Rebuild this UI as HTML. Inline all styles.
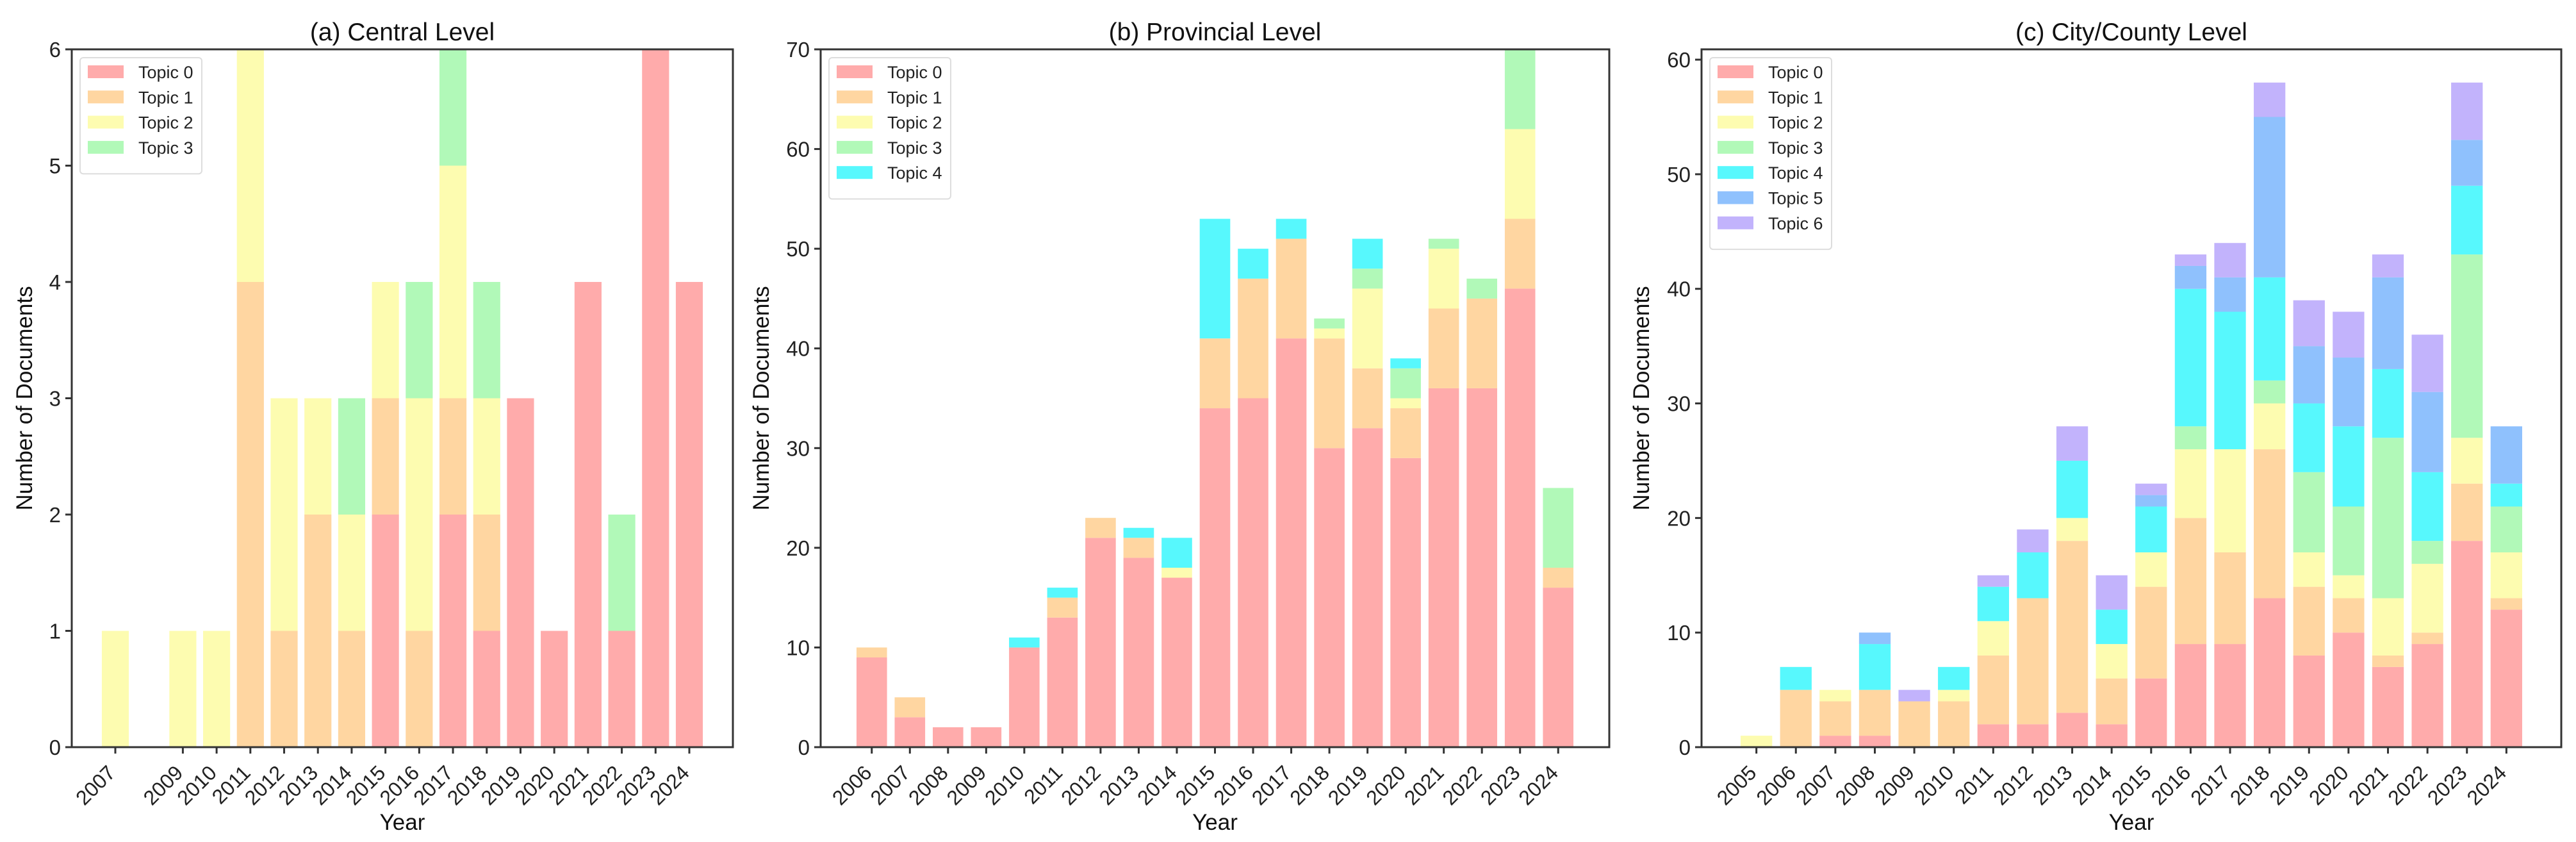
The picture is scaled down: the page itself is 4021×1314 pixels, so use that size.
<!DOCTYPE html>
<html><head><meta charset="utf-8">
<style>
html,body{margin:0;padding:0;background:#fff;}
svg{display:block;font-family:"Liberation Sans","DejaVu Sans",sans-serif;}
</style></head>
<body>
<svg id="fig" width="4021" height="1314" viewBox="0 0 4021 1314" xmlns="http://www.w3.org/2000/svg"></svg>
<script>
const topicColors = ["#ffabab","#ffd6a1","#fdfcb0","#b1f9b8","#57f8fd","#8fc1fd","#c2b3fc"];

const yearsA = [2007,2009,2010,2011,2012,2013,2014,2015,2016,2017,2018,2019,2020,2021,2022,2023,2024];
const a_t0 = [0,0,0,0,0,0,0,2,0,2,1,3,1,4,1,6,4];
const a_t1 = [0,0,0,4,1,2,1,1,1,1,1,0,0,0,0,0,0];
const a_t2 = [1,1,1,2,2,1,1,1,2,2,1,0,0,0,0,0,0];
const a_t3 = [0,0,0,0,0,0,1,0,1,1,1,0,0,0,1,0,0];
const ticksA = [0,1,2,3,4,5,6];

const yearsB = [2006,2007,2008,2009,2010,2011,2012,2013,2014,2015,2016,2017,2018,2019,2020,2021,2022,2023,2024];
const b_t0 = [9,3,2,2,10,13,21,19,17,34,35,41,30,32,29,36,36,46,16];
const b_t1 = [1,2,0,0,0,2,2,2,0,7,12,10,11,6,5,8,9,7,2];
const b_t2 = [0,0,0,0,0,0,0,0,1,0,0,0,1,8,1,6,0,9,0];
const b_t3 = [0,0,0,0,0,0,0,0,0,0,0,0,1,2,3,1,2,10,8];
const b_t4 = [0,0,0,0,1,1,0,1,3,12,3,2,0,3,1,0,0,0,0];
const ticksB = [0,10,20,30,40,50,60,70];

const yearsC = [2005,2006,2007,2008,2009,2010,2011,2012,2013,2014,2015,2016,2017,2018,2019,2020,2021,2022,2023,2024];
const c_t0 = [0,0,1,1,0,0,2,2,3,2,6,9,9,13,8,10,7,9,18,12];
const c_t1 = [0,5,3,4,4,4,6,11,15,4,8,11,8,13,6,3,1,1,5,1];
const c_t2 = [1,0,1,0,0,1,3,0,2,3,3,6,9,4,3,2,5,6,4,4];
const c_t3 = [0,0,0,0,0,0,0,0,0,0,0,2,0,2,7,6,14,2,16,4];
const c_t4 = [0,2,0,4,0,2,3,4,5,3,4,12,12,9,6,7,6,6,6,2];
const c_t5 = [0,0,0,1,0,0,0,0,0,0,1,2,3,14,5,6,8,7,4,5];
const c_t6 = [0,0,0,0,1,0,1,2,3,3,1,1,3,3,4,4,2,5,5,0];
const ticksC = [0,10,20,30,40,50,60];

const NS = "http://www.w3.org/2000/svg";
const svg = document.getElementById("fig");
function mk(tag, attrs, parent){
  const e = document.createElementNS(NS, tag);
  for (const k in attrs) e.setAttribute(k, attrs[k]);
  (parent||svg).appendChild(e);
  return e;
}

function panel(cfg){
  const {id, title, left, right, top, bottom, years, series, ymax, ticks} = cfg;
  const g = mk("g", {});
  
  
  const xmin = years[0] - 0.4, xmaxD = years[years.length-1] + 0.4;
  const m = (xmaxD - xmin) * 0.05;
  const x0 = xmin - m, x1 = xmaxD + m;
  const xs = v => left + (v - x0) / (x1 - x0) * (right - left);
  const ys = v => bottom - v / ymax * (bottom - top);
  const clip = mk("clipPath", {id: id + "-clip"}, g);
  mk("rect", {x:left, y:top, width:right-left, height:bottom-top}, clip);
  const bars = mk("g", {"clip-path": "url(#" + id + "-clip)"}, g);
  
  
  const bw = xs(0.8) - xs(0);
  years.forEach((yr, i) => {
    let base = 0;
    series.forEach((s, k) => {
      const v = s[i];
      if (v > 0) {
        const r = mk("rect", {x: xs(yr) - bw/2, y: ys(base + v), width: bw, height: ys(base) - ys(base + v), fill: topicColors[k]}, bars);
        
        
      }
      base += v;
    });
  });
  const fr = mk("rect", {x:left, y:top, width:right-left, height:bottom-top, fill:"none", stroke:"#333", "stroke-width":3}, g);
  
  
  ticks.forEach(t => {
    const y = ys(t);
    const tl = mk("line", {x1:left-10, x2:left, y1:y, y2:y, stroke:"#333", "stroke-width":3}, g);
    
    
    const tx = mk("text", {x:left-17, y:y+12, "text-anchor":"end", "font-size":33, fill:"#222"}, g);
    tx.textContent = t;
    
    
  });
  years.forEach(yr => {
    const x = xs(yr);
    const tl = mk("line", {x1:x, x2:x, y1:bottom, y2:bottom+10, stroke:"#333", "stroke-width":3}, g);
    
    
    const tx = mk("text", {x:0, y:0, "text-anchor":"end", "font-size":32, fill:"#222",
      transform:"translate(" + (x+2) + "," + (bottom+42) + ") rotate(-45)"}, g);
    tx.textContent = yr;
    
    
  });
  const tt = mk("text", {x:(left+right)/2, y:63, "text-anchor":"middle", "font-size":39, fill:"#111"}, g);
  tt.textContent = title;
  
  
  const xl = mk("text", {x:(left+right)/2, y:1295, "text-anchor":"middle", "font-size":35, fill:"#111"}, g);
  xl.textContent = "Year";
  
  
  const ylx = cfg.ylabelX;
  const yl = mk("text", {x:0, y:0, "text-anchor":"middle", "font-size":35, fill:"#111",
    transform:"translate(" + ylx + "," + ((top+bottom)/2) + ") rotate(-90)"}, g);
  yl.textContent = "Number of Documents";
  
  
  const n = series.length;
  const lg = mk("g", {}, g);
  
  
  mk("rect", {x:left+13, y:top+13, width:190, height:24 + n*39.3, rx:5, fill:"rgba(255,255,255,0.85)", stroke:"#ddd", "stroke-width":2}, lg);
  for (let k = 0; k < n; k++) {
    const cy = top + 35 + k*39.3;
    const p = mk("rect", {x:left+25, y:cy-10, width:56, height:20, fill:topicColors[k]}, lg);
    
    
    const t = mk("text", {x:left+104, y:cy+10, "font-size":27, fill:"#222"}, lg);
    t.textContent = "Topic " + k;
    
    
  }
}

panel({id:"central", title:"(a) Central Level", left:112, right:1144, top:77, bottom:1166,
  years:yearsA, series:[a_t0,a_t1,a_t2,a_t3], ymax:6, ticks:ticksA, ylabelX:50});
panel({id:"provincial", title:"(b) Provincial Level", left:1281, right:2512, top:77, bottom:1166,
  years:yearsB, series:[b_t0,b_t1,b_t2,b_t3,b_t4], ymax:70, ticks:ticksB, ylabelX:1200});
panel({id:"city", title:"(c) City/County Level", left:2656, right:3998, top:77, bottom:1166,
  years:yearsC, series:[c_t0,c_t1,c_t2,c_t3,c_t4,c_t5,c_t6], ymax:60.9, ticks:ticksC, ylabelX:2574});
</script>
</body></html>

::::

Task requirements =
Skip the pictures and restate exactly the lines from the beginning of the listing to the line with "const ticksB = [0,10,20,30,40,50,60,70];", that line included.

Correct response =
Rebuild this UI as HTML. Inline all styles.
The picture is scaled down: the page itself is 4021×1314 pixels, so use that size.
<!DOCTYPE html>
<html><head><meta charset="utf-8">
<style>
html,body{margin:0;padding:0;background:#fff;}
svg{display:block;font-family:"Liberation Sans","DejaVu Sans",sans-serif;}
</style></head>
<body>
<svg id="fig" width="4021" height="1314" viewBox="0 0 4021 1314" xmlns="http://www.w3.org/2000/svg"></svg>
<script>
const topicColors = ["#ffabab","#ffd6a1","#fdfcb0","#b1f9b8","#57f8fd","#8fc1fd","#c2b3fc"];

const yearsA = [2007,2009,2010,2011,2012,2013,2014,2015,2016,2017,2018,2019,2020,2021,2022,2023,2024];
const a_t0 = [0,0,0,0,0,0,0,2,0,2,1,3,1,4,1,6,4];
const a_t1 = [0,0,0,4,1,2,1,1,1,1,1,0,0,0,0,0,0];
const a_t2 = [1,1,1,2,2,1,1,1,2,2,1,0,0,0,0,0,0];
const a_t3 = [0,0,0,0,0,0,1,0,1,1,1,0,0,0,1,0,0];
const ticksA = [0,1,2,3,4,5,6];

const yearsB = [2006,2007,2008,2009,2010,2011,2012,2013,2014,2015,2016,2017,2018,2019,2020,2021,2022,2023,2024];
const b_t0 = [9,3,2,2,10,13,21,19,17,34,35,41,30,32,29,36,36,46,16];
const b_t1 = [1,2,0,0,0,2,2,2,0,7,12,10,11,6,5,8,9,7,2];
const b_t2 = [0,0,0,0,0,0,0,0,1,0,0,0,1,8,1,6,0,9,0];
const b_t3 = [0,0,0,0,0,0,0,0,0,0,0,0,1,2,3,1,2,10,8];
const b_t4 = [0,0,0,0,1,1,0,1,3,12,3,2,0,3,1,0,0,0,0];
const ticksB = [0,10,20,30,40,50,60,70];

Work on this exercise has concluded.